The methods in Formatter are wrappers over the native JavaScript functionality (provided by the Intl module) that automatically set the correct locale and timezone.

Here is an example used in iCalendar. We want to offer different responses based on if the returned event contains end_date or not. The code looks like this:

function({start_date, end_date}, hint, formatter) {
    if (end_date)
        return `The event runs from ${formatter.dateAndTimeToString(start_date)} to ${formatter.dateAndTimeToString(end_date)}`;
    else
        return `The event starts at ${formatter.dateAndTimeToString(start_date)}`;
}

And the annotation will look like this:

#_[formatted=[{type="code",code="function({start_date, end_date}, hint, formatter) {\nif (end_date)\nreturn `The event runs from ${formatter.dateAndTimeToString(start_date)} to ${formatter.dateAndTimeToString(end_date)}`;\nelse\nreturn `The event starts at ${formatter.dateAndTimeToString(start_date)}`;\n}"}]]
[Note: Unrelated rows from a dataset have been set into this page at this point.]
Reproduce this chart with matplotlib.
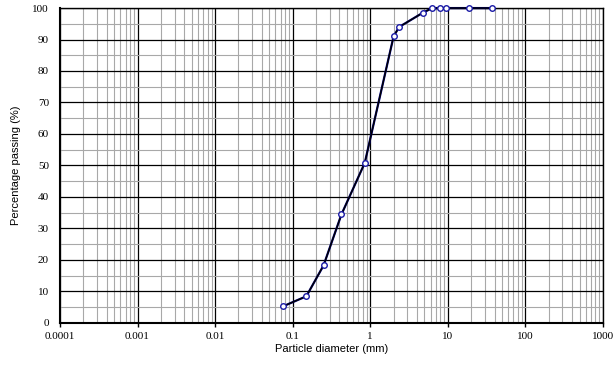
import numpy as np
import matplotlib.pyplot as plt
from matplotlib.ticker import LogLocator, FuncFormatter, MultipleLocator

# sieve sizes (mm) and percentage passing
diameter = [0.075, 0.15, 0.25, 0.425, 0.85, 2.0, 2.36, 4.75, 6.3, 8.0, 9.5, 19.0, 37.5]
passing = [5.2, 8.4, 18.2, 34.4, 50.8, 91.0, 94.0, 98.5, 100, 100, 100, 100, 100]

fig = plt.figure(figsize=(6.14, 3.67), dpi=100)
ax = fig.add_axes([0.0977, 0.1207, 0.8843, 0.8573])

ax.plot(diameter, passing, color="navy", lw=1.6, zorder=3, clip_on=False)
ax.plot(diameter, passing, color="black", lw=1.0, zorder=4, clip_on=False)
ax.plot(diameter, passing, "o", ms=4, mfc="white", mec="#1a1aa6", mew=1.0,
        zorder=5, clip_on=False)

ax.set_xscale("log")
ax.set_xlim(0.0001, 1000)
ax.set_ylim(0, 100)

ax.xaxis.set_major_locator(LogLocator(base=10, numticks=20))
ax.xaxis.set_minor_locator(LogLocator(base=10, subs=np.arange(2, 10), numticks=20))
ax.xaxis.set_major_formatter(FuncFormatter(lambda v, p: "%g" % v))
ax.yaxis.set_major_locator(MultipleLocator(10))
ax.yaxis.set_minor_locator(MultipleLocator(5))

ax.grid(which="major", color="black", lw=0.9)
ax.grid(which="minor", color="#a8a8a8", lw=0.8)
ax.set_axisbelow(True)

for s in ax.spines.values():
    s.set_color("black")
    s.set_linewidth(1.0)
ax.spines["left"].set_linewidth(1.5)
ax.spines["bottom"].set_linewidth(1.5)

ax.tick_params(axis="x", which="major", length=3, width=1, direction="out", pad=4)
ax.tick_params(axis="x", which="minor", length=0)
ax.tick_params(axis="y", which="both", length=0, pad=8)
for lab in ax.get_xticklabels() + ax.get_yticklabels():
    lab.set_fontfamily("Liberation Serif")
    lab.set_fontsize(8)

ax.set_xlabel("Particle diameter (mm)", family="Liberation Sans", fontsize=8, labelpad=2)
ax.set_ylabel("Percentage passing (%)", family="Liberation Sans", fontsize=8, labelpad=8)

fig.savefig("out.png", dpi=100)
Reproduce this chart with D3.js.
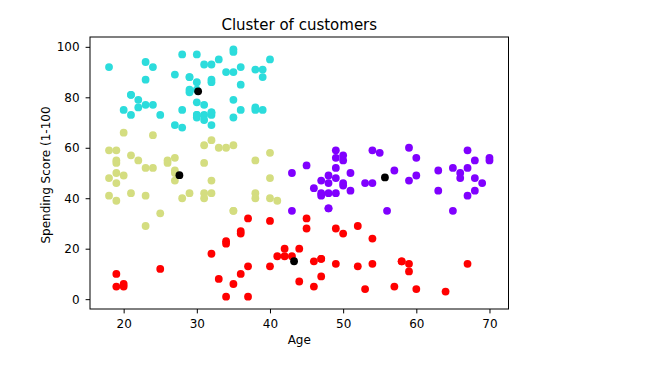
<!DOCTYPE html>
<html>
<head>
<meta charset="utf-8">
<script src="https://cdn.jsdelivr.net/npm/d3@7"></script>
<style>
  body { margin: 0; background: #fff; }
  text { font-family: "DejaVu Sans", sans-serif; fill: #000; }
</style>
</head>
<body>
<div id="chart"></div>
<script>
// [age, spending score] per cluster
const clusterPurple = [[65,35],[48,36],[50,55],[49,52],[59,60],[50,45],[47,41],[51,50],[69,46],[53,46],[70,56],[67,52],[54,59],[63,51],[43,50],[68,48],[70,55],[47,42],[60,49],[60,56],[59,47],[45,53],[49,42],[57,51],[67,41],[46,44],[48,46],[55,58],[50,46],[68,55],[48,49],[47,47],[48,42],[49,48],[67,59],[49,56],[66,50],[54,46],[68,43],[66,48],[65,52],[63,43],[49,59],[51,43],[50,57],[43,35],[48,36],[56,35]];
const clusterCyan = [[21,81],[23,77],[22,76],[23,94],[30,72],[35,99],[24,77],[22,79],[35,98],[25,73],[31,73],[29,82],[23,87],[21,73],[18,92],[21,81],[30,73],[20,75],[24,92],[39,91],[31,77],[40,95],[38,75],[39,75],[31,71],[29,88],[32,73],[35,72],[32,93],[32,87],[28,97],[32,74],[34,90],[39,88],[38,76],[27,89],[30,78],[30,73],[29,83],[31,93],[36,75],[33,95],[28,75],[36,92],[30,86],[27,69],[35,90],[32,86],[29,88],[30,97],[28,68],[36,85],[32,69],[38,91],[35,79],[32,74],[30,83]];
const clusterYellow = [[19,39],[31,40],[35,35],[20,66],[35,35],[35,61],[31,61],[24,65],[27,47],[29,42],[31,42],[33,60],[31,54],[27,51],[19,55],[18,59],[19,59],[32,47],[26,54],[40,48],[23,52],[38,55],[21,57],[22,55],[34,60],[18,41],[40,40],[32,42],[24,52],[27,50],[20,49],[23,41],[26,55],[21,42],[19,54],[38,42],[19,46],[18,48],[19,50],[27,56],[38,40],[40,58],[23,29],[25,34],[28,40],[32,63],[41,39]];
const clusterRed = [[20,6],[35,6],[64,3],[67,14],[58,15],[37,13],[52,29],[46,5],[54,14],[45,32],[40,31],[60,4],[53,4],[49,14],[42,17],[36,26],[49,28],[59,11],[47,9],[20,5],[44,7],[19,10],[57,5],[25,12],[34,22],[43,17],[44,20],[47,16],[37,1],[34,1],[19,5],[50,26],[42,20],[36,27],[40,13],[36,10],[52,13],[58,15],[59,14],[37,32],[46,15],[54,24],[41,17],[34,23],[33,8],[47,16],[45,28],[32,18]];
const centroids = [[55.71,48.23],[30.18,82.35],[27.62,49.15],[43.29,15.02]];

const xTicks = [20, 30, 40, 50, 60, 70];
const yTicks = [0, 20, 40, 60, 80, 100];

const clusters = [
    { pts: clusterPurple, color: "#8000ff" },
    { pts: clusterCyan, color: "#2cdcdc" },
    { pts: clusterYellow, color: "#d4dd80" },
    { pts: clusterRed, color: "#ff0000" }
];

const width = 660, height = 373;
const m = { left: 90, right: 508.5, top: 37, bottom: 309 };

const svg = d3.select("#chart").append("svg")
    .attr("width", width)
    .attr("height", height);

const x = d3.scaleLinear().domain([15.4, 72.6]).range([m.left, m.right]);
const y = d3.scaleLinear().domain([-3.9, 103.9]).range([m.bottom, m.top]);

const dots = svg.append("g");
clusters.forEach(c => {
    dots.selectAll(null)
        .data(c.pts)
        .join("circle")
        .attr("cx", d => x(d[0]))
        .attr("cy", d => y(d[1]))
        .attr("r", 3.9)
        .attr("fill", c.color);
});

dots.selectAll(null)
    .data(centroids)
    .join("circle")
    .attr("cx", d => x(d[0]))
    .attr("cy", d => y(d[1]))
    .attr("r", 3.9)
    .attr("fill", "#000");

// frame
svg.append("rect")
    .attr("x", m.left)
    .attr("y", m.top)
    .attr("width", m.right - m.left)
    .attr("height", m.bottom - m.top)
    .attr("fill", "none")
    .attr("stroke", "#000")
    .attr("stroke-width", 1);

const xAxis = svg.append("g")
    .attr("transform", `translate(0,${m.bottom})`)
    .call(d3.axisBottom(x).tickValues(xTicks).tickSize(4.4).tickPadding(6.2));
const yAxis = svg.append("g")
    .attr("transform", `translate(${m.left},0)`)
    .call(d3.axisLeft(y).tickValues(yTicks).tickSize(4.4).tickPadding(6));

[xAxis, yAxis].forEach(g => {
    g.select(".domain").remove();
    g.selectAll(".tick line").attr("stroke", "#000");
    g.selectAll(".tick text")
        .attr("font-family", "DejaVu Sans")
        .attr("font-size", 12)
        .attr("fill", "#000");
});

svg.append("text")
    .attr("x", (m.left + m.right) / 2)
    .attr("y", 29.5)
    .attr("text-anchor", "middle")
    .attr("font-size", 15)
    .text("Cluster of customers");

svg.append("text")
    .attr("x", (m.left + m.right) / 2)
    .attr("y", 344)
    .attr("text-anchor", "middle")
    .attr("font-size", 12)
    .text("Age");

svg.append("text")
    .attr("transform", `translate(49.5,${(m.top + m.bottom) / 2 + 2}) rotate(-90)`)
    .attr("text-anchor", "middle")
    .attr("font-size", 12)
    .text("Spending Score (1-100");
</script>
</body>
</html>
Note: for security reasons, formatting functions run sandboxed. You cannot access other APIs, and cannot use require to import other nodejs modules. If you need more complex computation, you should perform it in the query function and return the value as a declared parameter.

Note: All annotations you provide should assume the American English locale (including e.g. imperial units). Thingpedia allows translators to provide annotations for other countries and languages. Nevertheless you should not assume that American English is the default locale at the JS or operating system level, and you should always pass the user's locale explicitly.